Influencing others with your ability to concentrate…Yoritomo is not talking about others sitting around watching you think and saying, “Wow, he’s amazing; let’s follow him!” Rather, the old shogun knows that to manifest results people will pay attention to, it takes concentration.
He goes on talking about a project being a series of small acts put together, and that nothing is unimportant.
“What is one link more in a chain several meters long? So trifling a thing that its absence would not be noticed. Nevertheless, if this link were badly riveted, this insignificant detail will suffice to break.”

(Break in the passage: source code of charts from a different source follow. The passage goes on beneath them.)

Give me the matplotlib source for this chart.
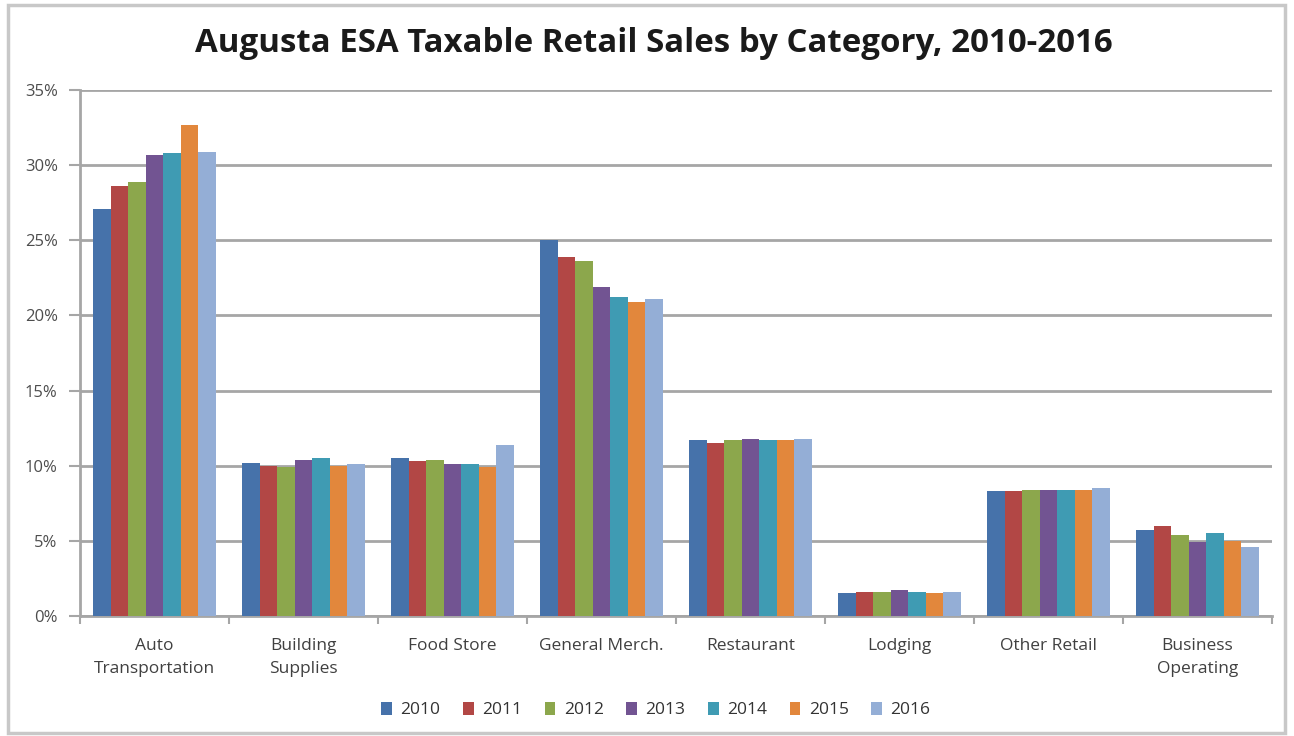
import matplotlib
matplotlib.use("Agg")
import matplotlib.pyplot as plt
import numpy as np
from matplotlib.ticker import FuncFormatter

categories = ["Auto\nTransportation", "Building\nSupplies", "Food Store", "General Merch.",
              "Restaurant", "Lodging", "Other Retail", "Business\nOperating"]
years = ["2010", "2011", "2012", "2013", "2014", "2015", "2016"]

# Share of taxable retail sales (%) per category, one list per year
s2010 = [27.1, 10.2, 10.5, 25.0, 11.7, 1.5, 8.3, 5.7]
s2011 = [28.6, 10.0, 10.3, 23.9, 11.5, 1.6, 8.3, 6.0]
s2012 = [28.9, 9.9, 10.4, 23.6, 11.7, 1.6, 8.4, 5.4]
s2013 = [30.7, 10.4, 10.1, 21.9, 11.8, 1.7, 8.4, 4.9]
s2014 = [30.8, 10.5, 10.1, 21.2, 11.7, 1.6, 8.4, 5.5]
s2015 = [32.7, 10.0, 9.9, 20.9, 11.7, 1.5, 8.4, 5.0]
s2016 = [30.9, 10.1, 11.4, 21.1, 11.8, 1.6, 8.5, 4.6]
series = [s2010, s2011, s2012, s2013, s2014, s2015, s2016]

colors = ["#4672aa", "#b24745", "#8ca74c", "#725492", "#3f9bb3", "#e2873c", "#94aed6"]

plt.rcParams["font.family"] = ["Open Sans", "DejaVu Sans"]

fig = plt.figure(figsize=(12.94, 7.36), dpi=100)
fig.patch.set_facecolor("white")

# thin frame around the whole chart area
frame = plt.Rectangle((8 / 1294, 3 / 736), 1277 / 1294, 728 / 736, transform=fig.transFigure,
                      fill=False, edgecolor="#c8c8c8", linewidth=2.5)
fig.add_artist(frame)

ax = fig.add_axes([80 / 1294, 1 - 616 / 736, 1192 / 1294, 526 / 736])

n = len(years)
bw = 0.118
x = np.arange(len(categories))
for i, (yr, vals) in enumerate(zip(years, series)):
    offs = (i - (n - 1) / 2) * bw
    ax.bar(x + offs, vals, width=bw, color=colors[i], label=yr, zorder=3, linewidth=0)

ax.set_xlim(-0.5, len(categories) - 0.5)
ax.set_ylim(0, 35)
ax.set_yticks(np.arange(0, 36, 5))
ax.yaxis.set_major_formatter(FuncFormatter(lambda v, p: f"{int(v)}%"))
ax.grid(axis="y", color="#a6a6a6", linewidth=2.0, zorder=0)
ax.set_axisbelow(True)

for side in ["top", "right"]:
    ax.spines[side].set_visible(False)
for side in ["left", "bottom"]:
    ax.spines[side].set_color("#a6a6a6")
    ax.spines[side].set_linewidth(2.0)

ax.tick_params(axis="y", length=8, width=1.5, color="#a6a6a6", labelsize=12,
               labelcolor="#4d4d4d", pad=8)
# category boundary ticks on the x axis, labels centred on each group
ax.set_xticks(np.arange(-0.5, len(categories), 1.0))
ax.set_xticklabels([])
ax.set_xticks(x, minor=True)
ax.set_xticklabels(categories, minor=True, fontsize=12.5, color="#404040", linespacing=1.55)
ax.tick_params(axis="x", which="major", length=6, width=1.5, color="#a6a6a6")
ax.tick_params(axis="x", which="minor", length=0, pad=16)
for lbl in ax.get_xticklabels(minor=True):
    lbl.set_verticalalignment("top")

fig.text(0.505, 1 - 44 / 736, "Augusta ESA Taxable Retail Sales by Category, 2010-2016",
         ha="center", va="center", fontsize=23.8, fontweight="bold", color="#1a1a1a")

leg = fig.legend(loc="center", bbox_to_anchor=(656 / 1294, 1 - 710 / 736), ncol=7,
                 frameon=False, fontsize=12.5, handlelength=0.6, handleheight=0.8,
                 handletextpad=0.5, columnspacing=1.3)
for t in leg.get_texts():
    t.set_color("#333333")

fig.savefig("out.png", dpi=100, facecolor="white")
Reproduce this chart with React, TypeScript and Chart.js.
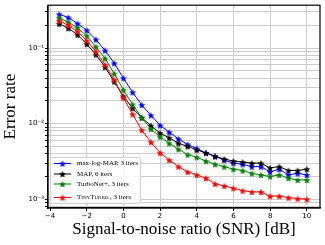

“Every work is made up of a chain of acts more or less infinitesimal; the perfection of each of them contributes to the whole, and it sometimes suffices for a slight slackness in the performance of one of those acts to jeopardize the success of the undertaking…troubles arise from the want of concentration which allowed us to lose sight of the one thing that should have been for us of the first importance.”
He says that each day brings with it a round of duties of unequal importance; we must know how to distinguish that which should take precedence. In my School of Entrepreneurship class last week I impressed on the students that prioritization was a master skill of high achievers and effective leaders.
The shogun says to do the most important things, even tasks that are part of the most important things, and let less important stuff go undone. Keep oneself from every distraction and concentrate on the most worthy tasks or projects. “Rally your psychic powers and untie them on the same point…”
We can cast and divide our mental powers onto a wide variety of things in a day, accomplishing little, or we can focus them, especially on a worthy project, to accomplish something of value.